▶ _Dataset section_
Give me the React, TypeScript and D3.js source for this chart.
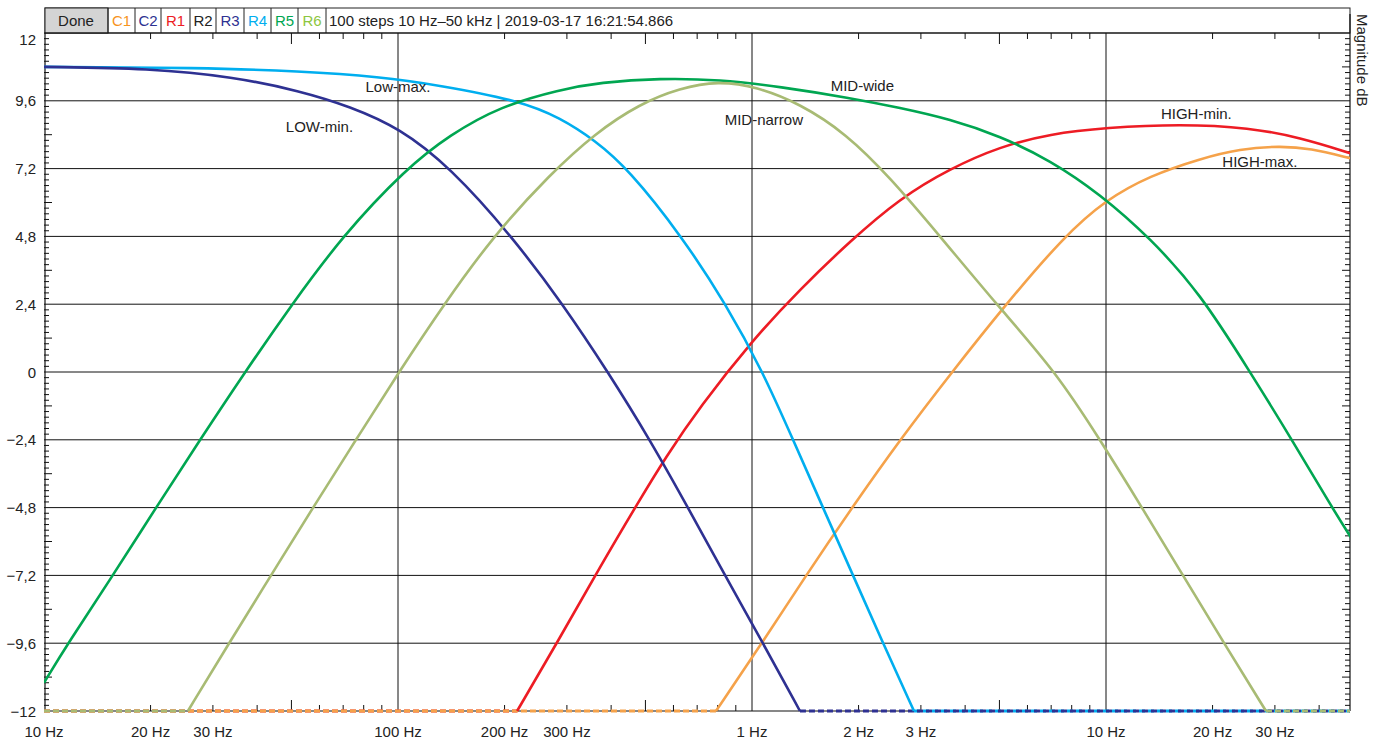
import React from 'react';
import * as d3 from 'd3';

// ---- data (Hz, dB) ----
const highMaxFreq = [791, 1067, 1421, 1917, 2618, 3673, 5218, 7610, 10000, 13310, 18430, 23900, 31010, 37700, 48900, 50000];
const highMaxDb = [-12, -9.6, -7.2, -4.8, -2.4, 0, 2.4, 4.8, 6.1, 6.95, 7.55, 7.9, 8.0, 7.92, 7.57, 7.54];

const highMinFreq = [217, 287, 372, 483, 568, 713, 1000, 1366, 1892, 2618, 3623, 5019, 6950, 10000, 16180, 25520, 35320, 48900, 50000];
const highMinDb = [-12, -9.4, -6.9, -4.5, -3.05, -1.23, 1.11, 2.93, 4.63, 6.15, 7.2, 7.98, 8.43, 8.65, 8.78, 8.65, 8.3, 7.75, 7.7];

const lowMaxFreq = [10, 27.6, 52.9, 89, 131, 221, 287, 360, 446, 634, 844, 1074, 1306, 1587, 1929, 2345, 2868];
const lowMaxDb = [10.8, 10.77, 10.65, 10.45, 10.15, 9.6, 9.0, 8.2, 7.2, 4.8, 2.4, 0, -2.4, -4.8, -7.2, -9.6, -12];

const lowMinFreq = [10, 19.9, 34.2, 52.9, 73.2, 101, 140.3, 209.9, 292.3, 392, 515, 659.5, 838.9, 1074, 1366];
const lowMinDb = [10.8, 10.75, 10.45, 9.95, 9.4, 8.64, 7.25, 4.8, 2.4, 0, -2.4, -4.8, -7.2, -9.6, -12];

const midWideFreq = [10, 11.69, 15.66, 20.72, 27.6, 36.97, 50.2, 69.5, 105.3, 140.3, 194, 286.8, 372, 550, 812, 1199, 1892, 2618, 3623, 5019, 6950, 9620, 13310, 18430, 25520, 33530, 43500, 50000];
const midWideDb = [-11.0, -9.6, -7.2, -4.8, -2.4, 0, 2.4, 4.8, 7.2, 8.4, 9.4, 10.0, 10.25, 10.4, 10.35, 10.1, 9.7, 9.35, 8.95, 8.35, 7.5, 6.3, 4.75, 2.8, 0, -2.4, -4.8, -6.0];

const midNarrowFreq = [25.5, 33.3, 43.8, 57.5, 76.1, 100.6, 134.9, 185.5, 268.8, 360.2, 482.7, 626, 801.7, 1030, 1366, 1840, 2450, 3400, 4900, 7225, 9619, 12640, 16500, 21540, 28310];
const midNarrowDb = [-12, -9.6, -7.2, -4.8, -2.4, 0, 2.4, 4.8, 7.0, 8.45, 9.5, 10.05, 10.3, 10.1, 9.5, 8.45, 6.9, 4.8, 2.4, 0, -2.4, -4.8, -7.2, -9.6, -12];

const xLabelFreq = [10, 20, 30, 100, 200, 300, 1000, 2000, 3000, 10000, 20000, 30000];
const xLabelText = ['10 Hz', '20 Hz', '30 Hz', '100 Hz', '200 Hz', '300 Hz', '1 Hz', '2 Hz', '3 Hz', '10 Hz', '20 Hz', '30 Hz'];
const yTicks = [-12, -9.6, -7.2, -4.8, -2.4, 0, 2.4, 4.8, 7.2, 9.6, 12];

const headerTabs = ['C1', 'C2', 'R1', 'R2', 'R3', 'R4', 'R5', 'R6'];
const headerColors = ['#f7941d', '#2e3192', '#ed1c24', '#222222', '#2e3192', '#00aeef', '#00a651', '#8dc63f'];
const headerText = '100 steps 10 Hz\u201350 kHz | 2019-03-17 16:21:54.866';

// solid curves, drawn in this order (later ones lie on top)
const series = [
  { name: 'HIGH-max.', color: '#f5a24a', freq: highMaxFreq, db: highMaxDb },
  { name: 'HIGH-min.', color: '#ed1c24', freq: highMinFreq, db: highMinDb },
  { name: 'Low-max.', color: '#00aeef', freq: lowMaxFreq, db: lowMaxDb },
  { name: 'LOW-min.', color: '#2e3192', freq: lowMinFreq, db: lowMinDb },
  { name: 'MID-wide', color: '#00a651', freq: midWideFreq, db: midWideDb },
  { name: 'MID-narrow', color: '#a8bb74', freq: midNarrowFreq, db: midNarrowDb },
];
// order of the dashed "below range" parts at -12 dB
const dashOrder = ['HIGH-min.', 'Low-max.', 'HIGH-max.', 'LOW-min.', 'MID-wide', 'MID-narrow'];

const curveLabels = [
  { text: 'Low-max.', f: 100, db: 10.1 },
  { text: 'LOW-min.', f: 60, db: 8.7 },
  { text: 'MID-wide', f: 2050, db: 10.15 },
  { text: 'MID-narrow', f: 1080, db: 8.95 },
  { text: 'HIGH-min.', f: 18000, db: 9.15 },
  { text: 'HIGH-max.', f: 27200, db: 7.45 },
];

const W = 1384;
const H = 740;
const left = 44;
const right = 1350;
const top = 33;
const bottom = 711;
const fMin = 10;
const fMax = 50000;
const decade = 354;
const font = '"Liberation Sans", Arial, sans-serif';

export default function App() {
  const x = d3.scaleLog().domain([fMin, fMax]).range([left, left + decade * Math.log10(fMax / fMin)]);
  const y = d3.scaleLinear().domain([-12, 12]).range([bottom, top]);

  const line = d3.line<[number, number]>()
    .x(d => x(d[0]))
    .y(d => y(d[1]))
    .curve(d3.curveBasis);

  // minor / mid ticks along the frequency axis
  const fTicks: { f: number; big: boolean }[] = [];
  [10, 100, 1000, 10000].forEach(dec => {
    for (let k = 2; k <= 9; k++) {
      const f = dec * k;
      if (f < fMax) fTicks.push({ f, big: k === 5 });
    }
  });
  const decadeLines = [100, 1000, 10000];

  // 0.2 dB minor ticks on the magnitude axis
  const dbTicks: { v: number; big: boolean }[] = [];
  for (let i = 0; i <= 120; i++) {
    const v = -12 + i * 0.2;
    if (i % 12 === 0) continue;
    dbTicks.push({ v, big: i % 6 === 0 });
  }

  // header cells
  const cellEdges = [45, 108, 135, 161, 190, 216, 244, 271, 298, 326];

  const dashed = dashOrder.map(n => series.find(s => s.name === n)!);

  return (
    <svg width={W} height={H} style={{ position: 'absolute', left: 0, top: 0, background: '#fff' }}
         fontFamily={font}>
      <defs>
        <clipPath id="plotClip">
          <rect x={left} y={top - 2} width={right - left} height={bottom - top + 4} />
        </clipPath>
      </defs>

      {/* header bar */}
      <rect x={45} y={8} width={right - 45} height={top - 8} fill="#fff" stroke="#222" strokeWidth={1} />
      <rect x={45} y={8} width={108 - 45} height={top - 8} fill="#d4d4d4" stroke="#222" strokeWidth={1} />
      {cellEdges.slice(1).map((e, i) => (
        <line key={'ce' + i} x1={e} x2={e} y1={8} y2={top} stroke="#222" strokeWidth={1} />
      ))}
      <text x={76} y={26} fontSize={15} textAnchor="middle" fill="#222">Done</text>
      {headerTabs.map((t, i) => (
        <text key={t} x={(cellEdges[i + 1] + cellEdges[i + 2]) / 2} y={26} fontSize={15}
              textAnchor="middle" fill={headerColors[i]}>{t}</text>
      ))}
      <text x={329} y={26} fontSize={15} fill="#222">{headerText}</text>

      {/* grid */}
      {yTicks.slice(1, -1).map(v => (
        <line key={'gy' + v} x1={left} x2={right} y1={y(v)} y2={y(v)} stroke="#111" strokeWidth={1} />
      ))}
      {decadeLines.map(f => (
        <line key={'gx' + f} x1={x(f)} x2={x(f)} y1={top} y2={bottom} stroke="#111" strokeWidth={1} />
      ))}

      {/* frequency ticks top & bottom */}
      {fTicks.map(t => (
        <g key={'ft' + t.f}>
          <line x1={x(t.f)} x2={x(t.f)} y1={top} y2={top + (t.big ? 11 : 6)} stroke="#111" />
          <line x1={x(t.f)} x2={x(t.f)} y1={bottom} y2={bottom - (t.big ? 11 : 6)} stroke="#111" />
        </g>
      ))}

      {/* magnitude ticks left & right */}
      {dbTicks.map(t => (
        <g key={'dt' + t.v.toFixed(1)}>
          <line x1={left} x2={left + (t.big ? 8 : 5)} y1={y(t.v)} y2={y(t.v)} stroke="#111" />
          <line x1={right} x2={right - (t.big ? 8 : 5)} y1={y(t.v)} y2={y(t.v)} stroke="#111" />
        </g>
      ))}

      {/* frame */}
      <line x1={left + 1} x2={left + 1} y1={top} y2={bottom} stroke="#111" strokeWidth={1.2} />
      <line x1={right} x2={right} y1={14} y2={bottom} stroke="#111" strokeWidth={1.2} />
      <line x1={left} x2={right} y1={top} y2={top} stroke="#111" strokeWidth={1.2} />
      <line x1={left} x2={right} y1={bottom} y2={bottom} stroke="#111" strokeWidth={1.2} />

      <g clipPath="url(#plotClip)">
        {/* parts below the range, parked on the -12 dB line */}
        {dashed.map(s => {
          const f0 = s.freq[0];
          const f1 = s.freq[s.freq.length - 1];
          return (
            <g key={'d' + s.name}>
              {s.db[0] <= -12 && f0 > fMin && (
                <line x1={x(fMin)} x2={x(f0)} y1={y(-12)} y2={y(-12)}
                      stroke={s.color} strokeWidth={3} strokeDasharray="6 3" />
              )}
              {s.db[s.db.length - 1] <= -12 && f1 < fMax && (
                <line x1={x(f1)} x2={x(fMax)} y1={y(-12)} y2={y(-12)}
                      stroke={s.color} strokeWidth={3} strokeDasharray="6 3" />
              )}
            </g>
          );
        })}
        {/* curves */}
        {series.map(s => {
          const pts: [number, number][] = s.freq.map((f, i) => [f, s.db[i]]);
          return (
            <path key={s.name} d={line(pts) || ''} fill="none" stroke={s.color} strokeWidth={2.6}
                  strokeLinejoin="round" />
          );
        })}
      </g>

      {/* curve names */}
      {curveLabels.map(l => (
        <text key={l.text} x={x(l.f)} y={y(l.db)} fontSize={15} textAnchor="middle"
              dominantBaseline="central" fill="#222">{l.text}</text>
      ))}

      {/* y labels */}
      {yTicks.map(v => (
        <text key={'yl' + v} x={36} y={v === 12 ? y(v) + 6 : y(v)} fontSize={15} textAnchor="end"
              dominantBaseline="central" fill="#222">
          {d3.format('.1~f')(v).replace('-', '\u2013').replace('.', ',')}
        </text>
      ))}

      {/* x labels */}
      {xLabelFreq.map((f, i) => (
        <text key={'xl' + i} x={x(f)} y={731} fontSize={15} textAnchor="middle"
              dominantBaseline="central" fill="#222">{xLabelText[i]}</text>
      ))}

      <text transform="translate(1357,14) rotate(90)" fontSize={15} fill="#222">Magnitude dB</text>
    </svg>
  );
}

▶ _Exercise_
Write out again, exactly, the lines from the start of the listing up to the line containing "import * as d3 from 'd3';", with both ends and without pictures.

▶ _Completed exercise_
Give me the React, TypeScript and D3.js source for this chart.
import React from 'react';
import * as d3 from 'd3';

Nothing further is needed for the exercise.